(Source code of charts)
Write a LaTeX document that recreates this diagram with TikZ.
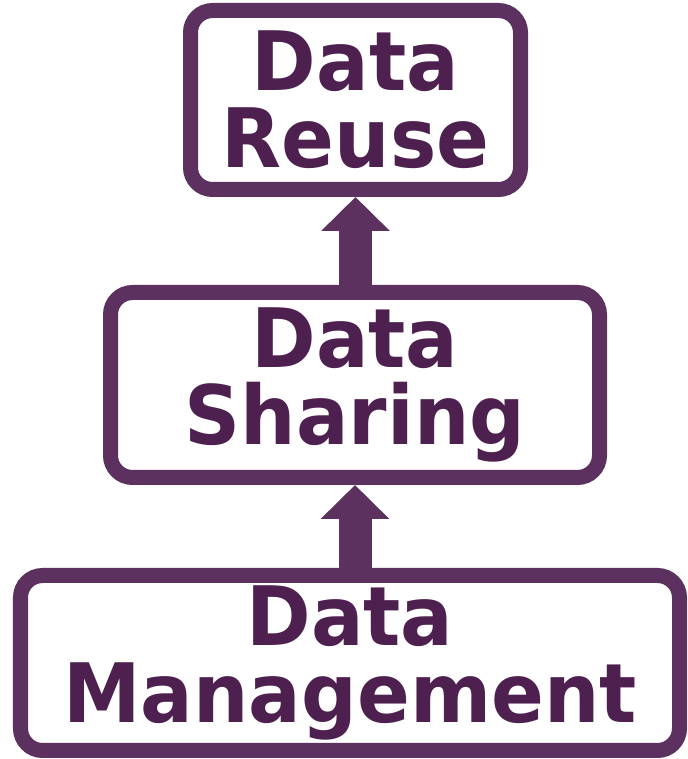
\documentclass[tikz,border=0pt]{standalone}
\usepackage{fontspec}
\setmainfont{DejaVu Sans}[FakeStretch=0.95]
\usetikzlibrary{arrows.meta}
\definecolor{framepurple}{RGB}{92,49,95}
\definecolor{textpurple}{RGB}{78,32,80}

\begin{document}
\begin{tikzpicture}[
    stage/.style={draw=framepurple, line width=0.45cm, rounded corners=0.66cm,
      inner sep=0pt, align=center, text=textpurple,
      font=\fontsize{70}{66}\selectfont\bfseries},
    uparrow/.style={draw=framepurple, line width=0.99cm,
      -{Triangle[width=2cm,length=1.02cm]}}
  ]
  \useasboundingbox (0,0) rectangle (20.64,22.77);
  % Boxes
  \node[stage, minimum width=9.9cm, minimum height=5.37cm] (reuse) at (10.665,19.77) {Data\\Reuse};
  \node[stage, minimum width=14.67cm, minimum height=5.55cm] (sharing) at (10.65,11.22) {Data\\Sharing};
  \node[stage, minimum width=19.77cm, minimum height=5.25cm] (management) at (10.5,2.88) {Data\\Management};
  % Arrows
  \draw[uparrow] (sharing.north -| reuse.south) -- (reuse.south);
  \draw[uparrow] (management.north -| sharing.south) -- (sharing.south);
\end{tikzpicture}
\end{document}
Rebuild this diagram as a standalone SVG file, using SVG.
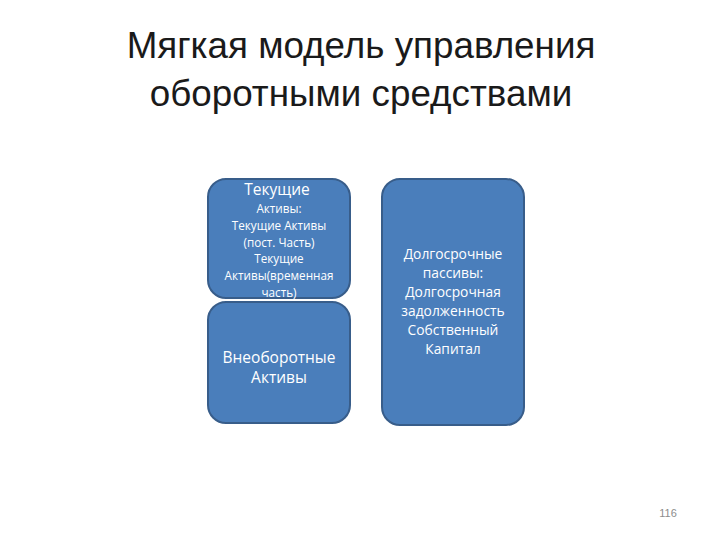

To do: Check each line of the records above for the string "standalone", and report every line that has it.

Output of the exercise:
\documentclass[tikz,border=0pt]{standalone}
Rebuild this diagram as a standalone SVG file, using SVG.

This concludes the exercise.